- Written exercise
Only the lines between the line holding "Clone this chart" and the line holding "const Y_STEP = 0.1;", both of those included, should be copied exactly; drop the pictures.

- Data entries
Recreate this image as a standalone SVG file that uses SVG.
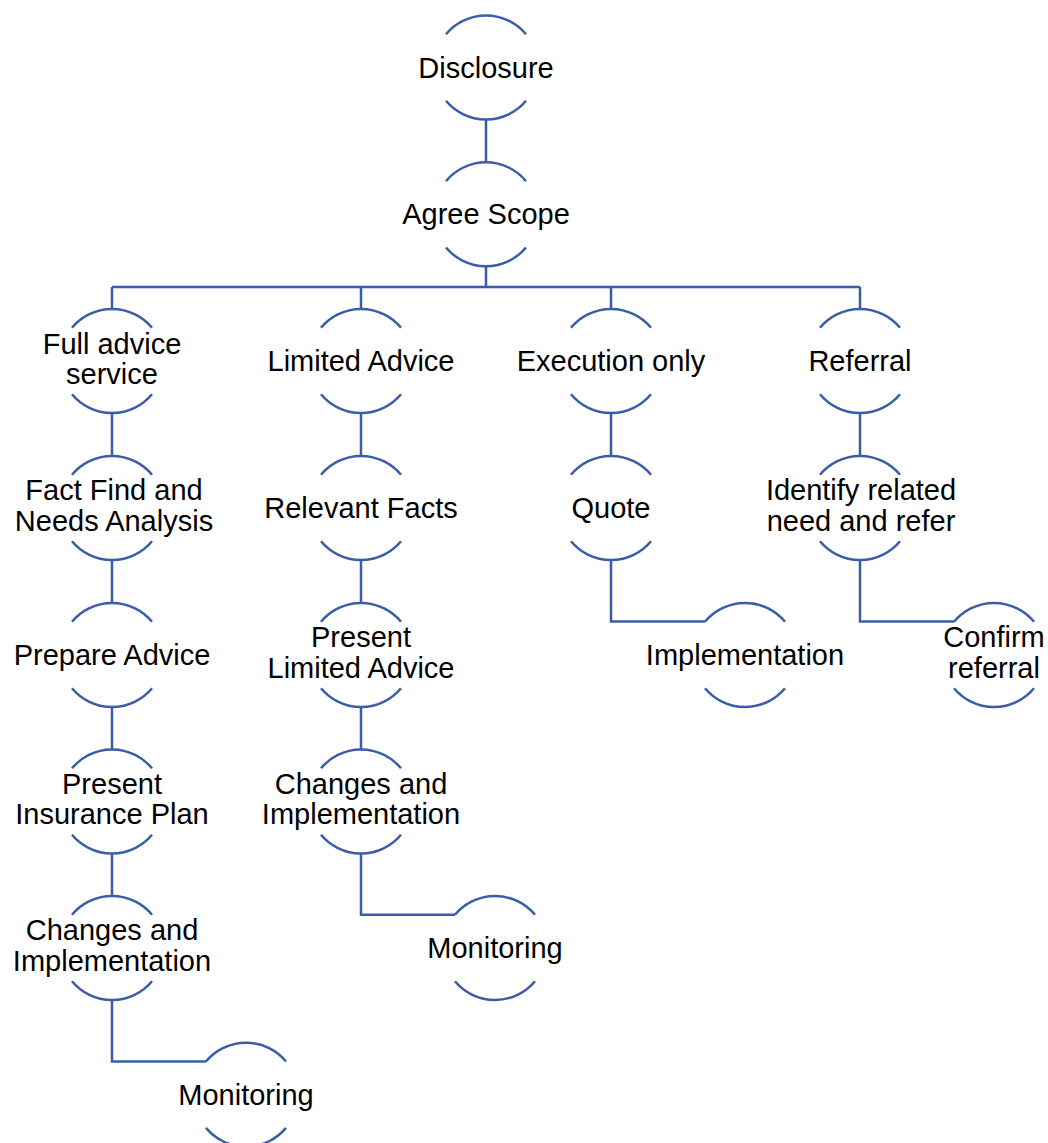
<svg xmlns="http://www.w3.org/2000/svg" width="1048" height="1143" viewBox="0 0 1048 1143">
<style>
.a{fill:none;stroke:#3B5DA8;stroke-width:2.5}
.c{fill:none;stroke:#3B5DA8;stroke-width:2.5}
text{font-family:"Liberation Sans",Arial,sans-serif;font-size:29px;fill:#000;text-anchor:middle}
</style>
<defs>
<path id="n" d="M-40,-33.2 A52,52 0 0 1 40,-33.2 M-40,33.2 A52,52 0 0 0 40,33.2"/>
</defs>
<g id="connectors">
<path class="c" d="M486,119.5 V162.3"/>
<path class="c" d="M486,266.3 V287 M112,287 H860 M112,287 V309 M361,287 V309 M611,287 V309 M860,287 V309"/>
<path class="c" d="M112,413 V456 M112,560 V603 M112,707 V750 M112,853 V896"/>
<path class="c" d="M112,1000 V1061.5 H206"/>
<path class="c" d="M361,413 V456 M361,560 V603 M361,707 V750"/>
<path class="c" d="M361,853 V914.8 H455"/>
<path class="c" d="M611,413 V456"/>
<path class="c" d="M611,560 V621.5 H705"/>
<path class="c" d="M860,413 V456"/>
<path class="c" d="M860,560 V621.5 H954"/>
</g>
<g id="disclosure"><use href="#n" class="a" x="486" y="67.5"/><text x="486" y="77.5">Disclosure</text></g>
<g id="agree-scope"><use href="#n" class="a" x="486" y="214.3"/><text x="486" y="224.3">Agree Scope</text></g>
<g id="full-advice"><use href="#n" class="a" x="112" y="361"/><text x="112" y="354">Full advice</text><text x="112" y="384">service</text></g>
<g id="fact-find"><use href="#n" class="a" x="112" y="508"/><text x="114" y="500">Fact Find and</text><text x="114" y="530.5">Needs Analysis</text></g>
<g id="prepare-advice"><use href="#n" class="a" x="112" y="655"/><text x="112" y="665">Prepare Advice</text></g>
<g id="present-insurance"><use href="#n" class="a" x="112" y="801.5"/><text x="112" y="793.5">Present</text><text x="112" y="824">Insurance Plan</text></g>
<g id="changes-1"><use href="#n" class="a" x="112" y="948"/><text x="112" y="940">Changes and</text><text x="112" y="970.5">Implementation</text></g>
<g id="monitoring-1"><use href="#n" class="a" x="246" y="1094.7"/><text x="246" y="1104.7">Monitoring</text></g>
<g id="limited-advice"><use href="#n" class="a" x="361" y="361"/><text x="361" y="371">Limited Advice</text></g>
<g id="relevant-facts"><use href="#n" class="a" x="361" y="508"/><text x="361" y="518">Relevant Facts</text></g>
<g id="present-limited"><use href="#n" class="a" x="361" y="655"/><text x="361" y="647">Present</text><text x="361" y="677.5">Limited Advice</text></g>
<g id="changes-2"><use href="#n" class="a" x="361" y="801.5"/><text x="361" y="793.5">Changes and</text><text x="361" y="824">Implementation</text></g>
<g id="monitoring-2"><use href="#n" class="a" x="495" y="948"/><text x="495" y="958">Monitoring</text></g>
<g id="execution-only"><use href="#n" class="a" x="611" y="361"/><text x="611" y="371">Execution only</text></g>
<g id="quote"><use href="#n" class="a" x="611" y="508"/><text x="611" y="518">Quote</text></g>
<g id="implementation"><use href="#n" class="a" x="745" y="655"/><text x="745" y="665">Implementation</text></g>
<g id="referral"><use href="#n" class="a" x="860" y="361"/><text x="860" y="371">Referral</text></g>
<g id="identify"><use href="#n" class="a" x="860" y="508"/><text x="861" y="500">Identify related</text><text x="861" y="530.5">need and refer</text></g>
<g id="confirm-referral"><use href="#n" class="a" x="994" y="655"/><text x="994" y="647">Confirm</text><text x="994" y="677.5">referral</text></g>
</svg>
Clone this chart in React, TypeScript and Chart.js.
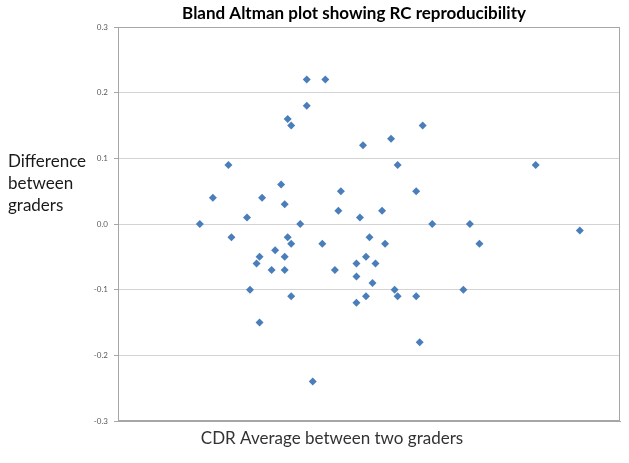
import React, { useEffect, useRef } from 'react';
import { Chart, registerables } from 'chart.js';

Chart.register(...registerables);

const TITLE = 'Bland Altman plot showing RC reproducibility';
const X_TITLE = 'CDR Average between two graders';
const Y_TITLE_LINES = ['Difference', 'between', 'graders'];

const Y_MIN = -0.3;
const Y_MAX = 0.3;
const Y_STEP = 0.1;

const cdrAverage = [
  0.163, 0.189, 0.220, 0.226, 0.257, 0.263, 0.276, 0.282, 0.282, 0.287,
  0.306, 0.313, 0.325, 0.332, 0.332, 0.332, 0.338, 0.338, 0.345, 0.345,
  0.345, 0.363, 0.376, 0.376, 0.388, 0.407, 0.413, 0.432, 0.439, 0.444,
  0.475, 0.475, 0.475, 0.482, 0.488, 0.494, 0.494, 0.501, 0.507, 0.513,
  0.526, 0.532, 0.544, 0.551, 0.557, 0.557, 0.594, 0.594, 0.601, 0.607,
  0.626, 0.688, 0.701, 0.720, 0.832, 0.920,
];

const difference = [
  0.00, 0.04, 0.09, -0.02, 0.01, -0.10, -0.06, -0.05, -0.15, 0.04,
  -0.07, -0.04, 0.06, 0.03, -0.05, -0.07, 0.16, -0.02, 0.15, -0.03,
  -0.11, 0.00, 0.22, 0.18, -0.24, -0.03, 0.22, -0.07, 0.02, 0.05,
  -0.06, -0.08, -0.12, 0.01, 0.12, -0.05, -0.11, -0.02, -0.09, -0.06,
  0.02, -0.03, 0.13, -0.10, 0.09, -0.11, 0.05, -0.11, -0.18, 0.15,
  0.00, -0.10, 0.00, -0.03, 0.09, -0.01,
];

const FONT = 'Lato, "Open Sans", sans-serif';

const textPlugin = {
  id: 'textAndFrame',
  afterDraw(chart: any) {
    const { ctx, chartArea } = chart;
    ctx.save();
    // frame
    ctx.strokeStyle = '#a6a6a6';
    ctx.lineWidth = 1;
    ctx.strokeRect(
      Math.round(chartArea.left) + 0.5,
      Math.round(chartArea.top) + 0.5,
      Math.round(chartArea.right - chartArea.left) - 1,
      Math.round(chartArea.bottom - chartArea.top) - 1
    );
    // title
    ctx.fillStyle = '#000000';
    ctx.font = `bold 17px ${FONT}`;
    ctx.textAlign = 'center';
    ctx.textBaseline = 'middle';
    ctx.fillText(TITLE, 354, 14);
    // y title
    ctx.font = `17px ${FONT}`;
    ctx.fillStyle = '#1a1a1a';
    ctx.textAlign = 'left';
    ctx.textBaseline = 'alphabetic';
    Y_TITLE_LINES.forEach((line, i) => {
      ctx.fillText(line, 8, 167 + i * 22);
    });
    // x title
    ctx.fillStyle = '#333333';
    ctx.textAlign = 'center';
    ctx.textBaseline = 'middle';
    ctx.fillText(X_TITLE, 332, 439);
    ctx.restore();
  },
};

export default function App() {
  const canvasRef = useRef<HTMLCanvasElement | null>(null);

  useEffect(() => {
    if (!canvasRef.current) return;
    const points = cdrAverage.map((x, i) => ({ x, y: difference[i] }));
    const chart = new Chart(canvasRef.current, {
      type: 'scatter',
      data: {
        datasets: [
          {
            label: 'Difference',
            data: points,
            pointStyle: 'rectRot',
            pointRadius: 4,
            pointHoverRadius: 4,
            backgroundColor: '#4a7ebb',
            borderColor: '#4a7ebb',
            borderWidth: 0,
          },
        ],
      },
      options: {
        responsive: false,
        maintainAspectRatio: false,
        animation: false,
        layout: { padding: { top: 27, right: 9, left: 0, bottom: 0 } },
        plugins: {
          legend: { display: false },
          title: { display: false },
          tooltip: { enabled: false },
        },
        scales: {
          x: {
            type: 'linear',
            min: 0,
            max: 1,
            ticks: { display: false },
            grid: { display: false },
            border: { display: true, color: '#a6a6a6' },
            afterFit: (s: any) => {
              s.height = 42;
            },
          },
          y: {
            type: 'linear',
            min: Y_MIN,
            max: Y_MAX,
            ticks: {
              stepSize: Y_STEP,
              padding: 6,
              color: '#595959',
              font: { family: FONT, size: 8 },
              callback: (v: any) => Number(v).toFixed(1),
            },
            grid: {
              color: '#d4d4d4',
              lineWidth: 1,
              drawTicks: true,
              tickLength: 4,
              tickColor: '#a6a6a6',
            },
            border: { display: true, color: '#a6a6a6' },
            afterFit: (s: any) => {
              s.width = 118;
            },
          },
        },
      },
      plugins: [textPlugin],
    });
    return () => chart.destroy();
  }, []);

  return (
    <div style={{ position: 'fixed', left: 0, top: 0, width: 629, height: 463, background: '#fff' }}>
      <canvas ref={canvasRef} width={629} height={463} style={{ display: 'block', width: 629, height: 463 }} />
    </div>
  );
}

- Complete response
Clone this chart in React, TypeScript and Chart.js.
import React, { useEffect, useRef } from 'react';
import { Chart, registerables } from 'chart.js';

Chart.register(...registerables);

const TITLE = 'Bland Altman plot showing RC reproducibility';
const X_TITLE = 'CDR Average between two graders';
const Y_TITLE_LINES = ['Difference', 'between', 'graders'];

const Y_MIN = -0.3;
const Y_MAX = 0.3;
const Y_STEP = 0.1;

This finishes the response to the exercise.